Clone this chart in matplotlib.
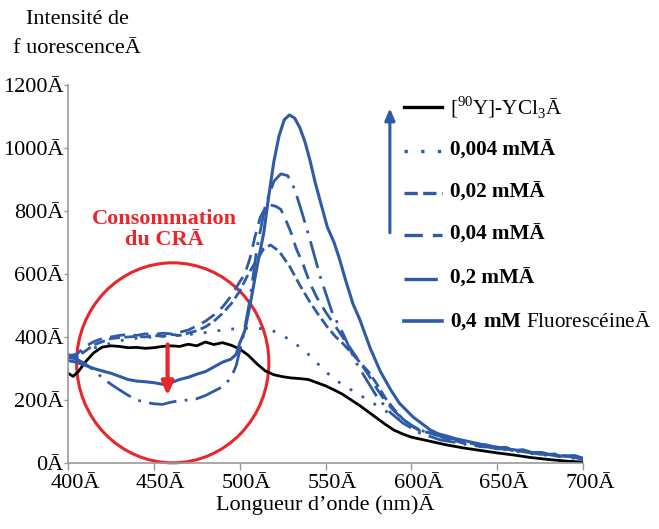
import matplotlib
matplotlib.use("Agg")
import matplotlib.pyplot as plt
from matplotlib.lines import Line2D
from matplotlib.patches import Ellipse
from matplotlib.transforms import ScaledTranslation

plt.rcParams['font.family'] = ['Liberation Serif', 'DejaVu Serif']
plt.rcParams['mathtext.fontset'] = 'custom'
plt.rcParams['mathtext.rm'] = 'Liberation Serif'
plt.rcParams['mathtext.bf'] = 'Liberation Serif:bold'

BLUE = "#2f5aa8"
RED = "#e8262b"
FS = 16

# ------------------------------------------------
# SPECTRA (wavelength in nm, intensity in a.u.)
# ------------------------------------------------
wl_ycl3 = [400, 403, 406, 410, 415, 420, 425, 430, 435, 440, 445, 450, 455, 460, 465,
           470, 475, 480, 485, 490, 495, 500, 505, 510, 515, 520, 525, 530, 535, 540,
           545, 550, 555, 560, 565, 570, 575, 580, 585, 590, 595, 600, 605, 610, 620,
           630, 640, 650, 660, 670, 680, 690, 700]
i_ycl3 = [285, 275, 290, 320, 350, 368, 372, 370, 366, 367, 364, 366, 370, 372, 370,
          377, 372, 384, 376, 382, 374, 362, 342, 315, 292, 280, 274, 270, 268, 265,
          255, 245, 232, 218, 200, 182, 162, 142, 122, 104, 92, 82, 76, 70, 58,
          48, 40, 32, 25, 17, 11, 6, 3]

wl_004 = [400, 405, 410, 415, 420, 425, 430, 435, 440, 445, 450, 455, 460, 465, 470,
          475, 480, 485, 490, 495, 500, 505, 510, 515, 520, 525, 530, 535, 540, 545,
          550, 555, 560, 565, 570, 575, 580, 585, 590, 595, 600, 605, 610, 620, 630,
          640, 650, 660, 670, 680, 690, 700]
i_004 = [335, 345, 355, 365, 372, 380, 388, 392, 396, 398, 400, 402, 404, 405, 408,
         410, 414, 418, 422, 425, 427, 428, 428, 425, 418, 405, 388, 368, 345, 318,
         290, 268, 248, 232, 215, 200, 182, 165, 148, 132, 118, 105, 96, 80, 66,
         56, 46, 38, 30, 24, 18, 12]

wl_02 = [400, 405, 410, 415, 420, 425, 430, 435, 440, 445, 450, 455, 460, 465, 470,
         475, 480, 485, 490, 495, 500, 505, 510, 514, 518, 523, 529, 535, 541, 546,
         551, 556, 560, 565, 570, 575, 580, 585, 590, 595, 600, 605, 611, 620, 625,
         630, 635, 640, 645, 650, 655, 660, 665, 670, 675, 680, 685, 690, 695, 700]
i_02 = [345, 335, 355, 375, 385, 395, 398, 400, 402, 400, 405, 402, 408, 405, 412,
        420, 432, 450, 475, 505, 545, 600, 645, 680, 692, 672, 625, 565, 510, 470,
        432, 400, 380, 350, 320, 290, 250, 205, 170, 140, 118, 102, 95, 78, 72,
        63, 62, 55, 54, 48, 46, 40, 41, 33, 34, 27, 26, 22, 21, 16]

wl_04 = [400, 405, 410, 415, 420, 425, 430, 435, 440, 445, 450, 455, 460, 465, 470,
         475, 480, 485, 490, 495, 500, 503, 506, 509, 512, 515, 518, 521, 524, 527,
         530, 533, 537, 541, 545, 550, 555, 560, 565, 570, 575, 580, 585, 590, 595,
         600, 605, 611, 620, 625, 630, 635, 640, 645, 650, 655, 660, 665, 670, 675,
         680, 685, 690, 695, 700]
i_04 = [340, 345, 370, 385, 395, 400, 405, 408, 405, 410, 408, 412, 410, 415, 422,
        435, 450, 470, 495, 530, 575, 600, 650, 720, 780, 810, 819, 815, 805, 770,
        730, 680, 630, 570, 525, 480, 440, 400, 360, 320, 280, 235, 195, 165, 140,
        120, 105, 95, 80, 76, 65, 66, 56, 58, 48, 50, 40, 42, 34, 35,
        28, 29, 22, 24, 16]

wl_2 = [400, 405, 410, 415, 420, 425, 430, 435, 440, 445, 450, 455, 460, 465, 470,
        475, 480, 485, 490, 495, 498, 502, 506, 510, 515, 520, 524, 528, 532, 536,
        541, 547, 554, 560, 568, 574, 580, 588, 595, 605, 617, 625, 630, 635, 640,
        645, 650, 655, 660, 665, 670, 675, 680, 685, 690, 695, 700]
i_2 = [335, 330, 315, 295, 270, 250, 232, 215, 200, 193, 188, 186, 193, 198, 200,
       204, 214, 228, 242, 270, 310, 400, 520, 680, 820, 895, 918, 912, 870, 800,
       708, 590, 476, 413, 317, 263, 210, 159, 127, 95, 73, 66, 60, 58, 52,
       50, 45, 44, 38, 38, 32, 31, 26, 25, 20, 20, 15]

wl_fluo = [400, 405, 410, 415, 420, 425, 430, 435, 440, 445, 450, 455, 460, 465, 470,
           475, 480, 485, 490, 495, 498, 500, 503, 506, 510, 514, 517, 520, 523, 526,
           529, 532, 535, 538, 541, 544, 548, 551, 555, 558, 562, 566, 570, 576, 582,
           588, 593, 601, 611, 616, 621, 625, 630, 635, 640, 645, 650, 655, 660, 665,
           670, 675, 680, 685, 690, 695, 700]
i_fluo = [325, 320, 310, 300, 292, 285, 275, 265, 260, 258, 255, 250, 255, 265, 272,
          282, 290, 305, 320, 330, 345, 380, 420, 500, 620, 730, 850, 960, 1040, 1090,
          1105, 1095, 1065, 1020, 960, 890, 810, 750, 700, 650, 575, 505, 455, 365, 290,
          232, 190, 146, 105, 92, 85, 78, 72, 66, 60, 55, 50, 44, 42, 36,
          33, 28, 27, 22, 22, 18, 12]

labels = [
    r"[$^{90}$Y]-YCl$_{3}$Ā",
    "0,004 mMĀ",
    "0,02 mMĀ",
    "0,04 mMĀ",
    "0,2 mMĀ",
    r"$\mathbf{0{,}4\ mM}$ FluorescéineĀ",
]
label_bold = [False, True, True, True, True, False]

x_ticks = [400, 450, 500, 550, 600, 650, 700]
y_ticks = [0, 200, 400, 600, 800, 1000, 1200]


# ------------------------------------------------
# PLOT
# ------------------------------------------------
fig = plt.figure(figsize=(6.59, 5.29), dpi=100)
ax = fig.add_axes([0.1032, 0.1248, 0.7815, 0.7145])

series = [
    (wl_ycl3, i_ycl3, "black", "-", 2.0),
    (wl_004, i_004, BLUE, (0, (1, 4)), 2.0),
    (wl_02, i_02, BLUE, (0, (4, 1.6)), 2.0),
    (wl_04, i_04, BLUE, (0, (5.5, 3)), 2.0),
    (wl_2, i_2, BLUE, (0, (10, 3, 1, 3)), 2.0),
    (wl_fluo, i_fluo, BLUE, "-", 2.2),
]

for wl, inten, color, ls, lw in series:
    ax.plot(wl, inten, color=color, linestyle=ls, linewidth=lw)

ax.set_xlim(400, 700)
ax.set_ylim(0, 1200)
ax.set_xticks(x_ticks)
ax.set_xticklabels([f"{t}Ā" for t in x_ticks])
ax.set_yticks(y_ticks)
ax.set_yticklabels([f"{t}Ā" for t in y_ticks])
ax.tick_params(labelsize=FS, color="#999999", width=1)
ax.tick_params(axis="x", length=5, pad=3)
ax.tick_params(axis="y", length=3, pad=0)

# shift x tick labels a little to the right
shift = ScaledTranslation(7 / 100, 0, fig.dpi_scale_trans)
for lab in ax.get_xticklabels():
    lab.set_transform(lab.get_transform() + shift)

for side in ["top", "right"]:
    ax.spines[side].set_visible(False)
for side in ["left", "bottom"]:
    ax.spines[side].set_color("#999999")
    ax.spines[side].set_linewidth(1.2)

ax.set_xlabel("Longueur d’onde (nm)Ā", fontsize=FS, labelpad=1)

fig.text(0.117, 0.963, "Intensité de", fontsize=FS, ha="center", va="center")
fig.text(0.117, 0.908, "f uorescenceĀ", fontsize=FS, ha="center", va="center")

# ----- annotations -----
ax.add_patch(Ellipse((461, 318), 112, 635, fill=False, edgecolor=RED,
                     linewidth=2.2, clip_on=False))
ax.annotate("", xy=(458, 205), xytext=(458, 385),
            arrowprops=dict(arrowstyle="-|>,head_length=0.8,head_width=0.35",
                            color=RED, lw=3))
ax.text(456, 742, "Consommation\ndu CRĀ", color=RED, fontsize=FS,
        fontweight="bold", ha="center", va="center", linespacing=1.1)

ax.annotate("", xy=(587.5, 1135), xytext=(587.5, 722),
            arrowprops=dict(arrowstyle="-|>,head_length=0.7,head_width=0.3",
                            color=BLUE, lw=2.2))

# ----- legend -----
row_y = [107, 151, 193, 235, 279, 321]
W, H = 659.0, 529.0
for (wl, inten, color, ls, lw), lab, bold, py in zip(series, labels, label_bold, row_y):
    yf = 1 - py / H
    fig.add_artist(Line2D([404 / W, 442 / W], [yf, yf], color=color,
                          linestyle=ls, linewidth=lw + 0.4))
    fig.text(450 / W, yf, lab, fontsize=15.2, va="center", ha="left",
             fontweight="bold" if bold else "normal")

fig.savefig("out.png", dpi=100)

|---|

The request
Exactly restate the lines from the beginning of the data through the line with "56, 46, 38, 30, 24, 18, 12]", and no others, keeping pictures out.

Right answer
Clone this chart in matplotlib.
import matplotlib
matplotlib.use("Agg")
import matplotlib.pyplot as plt
from matplotlib.lines import Line2D
from matplotlib.patches import Ellipse
from matplotlib.transforms import ScaledTranslation

plt.rcParams['font.family'] = ['Liberation Serif', 'DejaVu Serif']
plt.rcParams['mathtext.fontset'] = 'custom'
plt.rcParams['mathtext.rm'] = 'Liberation Serif'
plt.rcParams['mathtext.bf'] = 'Liberation Serif:bold'

BLUE = "#2f5aa8"
RED = "#e8262b"
FS = 16

# ------------------------------------------------
# SPECTRA (wavelength in nm, intensity in a.u.)
# ------------------------------------------------
wl_ycl3 = [400, 403, 406, 410, 415, 420, 425, 430, 435, 440, 445, 450, 455, 460, 465,
           470, 475, 480, 485, 490, 495, 500, 505, 510, 515, 520, 525, 530, 535, 540,
           545, 550, 555, 560, 565, 570, 575, 580, 585, 590, 595, 600, 605, 610, 620,
           630, 640, 650, 660, 670, 680, 690, 700]
i_ycl3 = [285, 275, 290, 320, 350, 368, 372, 370, 366, 367, 364, 366, 370, 372, 370,
          377, 372, 384, 376, 382, 374, 362, 342, 315, 292, 280, 274, 270, 268, 265,
          255, 245, 232, 218, 200, 182, 162, 142, 122, 104, 92, 82, 76, 70, 58,
          48, 40, 32, 25, 17, 11, 6, 3]

wl_004 = [400, 405, 410, 415, 420, 425, 430, 435, 440, 445, 450, 455, 460, 465, 470,
          475, 480, 485, 490, 495, 500, 505, 510, 515, 520, 525, 530, 535, 540, 545,
          550, 555, 560, 565, 570, 575, 580, 585, 590, 595, 600, 605, 610, 620, 630,
          640, 650, 660, 670, 680, 690, 700]
i_004 = [335, 345, 355, 365, 372, 380, 388, 392, 396, 398, 400, 402, 404, 405, 408,
         410, 414, 418, 422, 425, 427, 428, 428, 425, 418, 405, 388, 368, 345, 318,
         290, 268, 248, 232, 215, 200, 182, 165, 148, 132, 118, 105, 96, 80, 66,
         56, 46, 38, 30, 24, 18, 12]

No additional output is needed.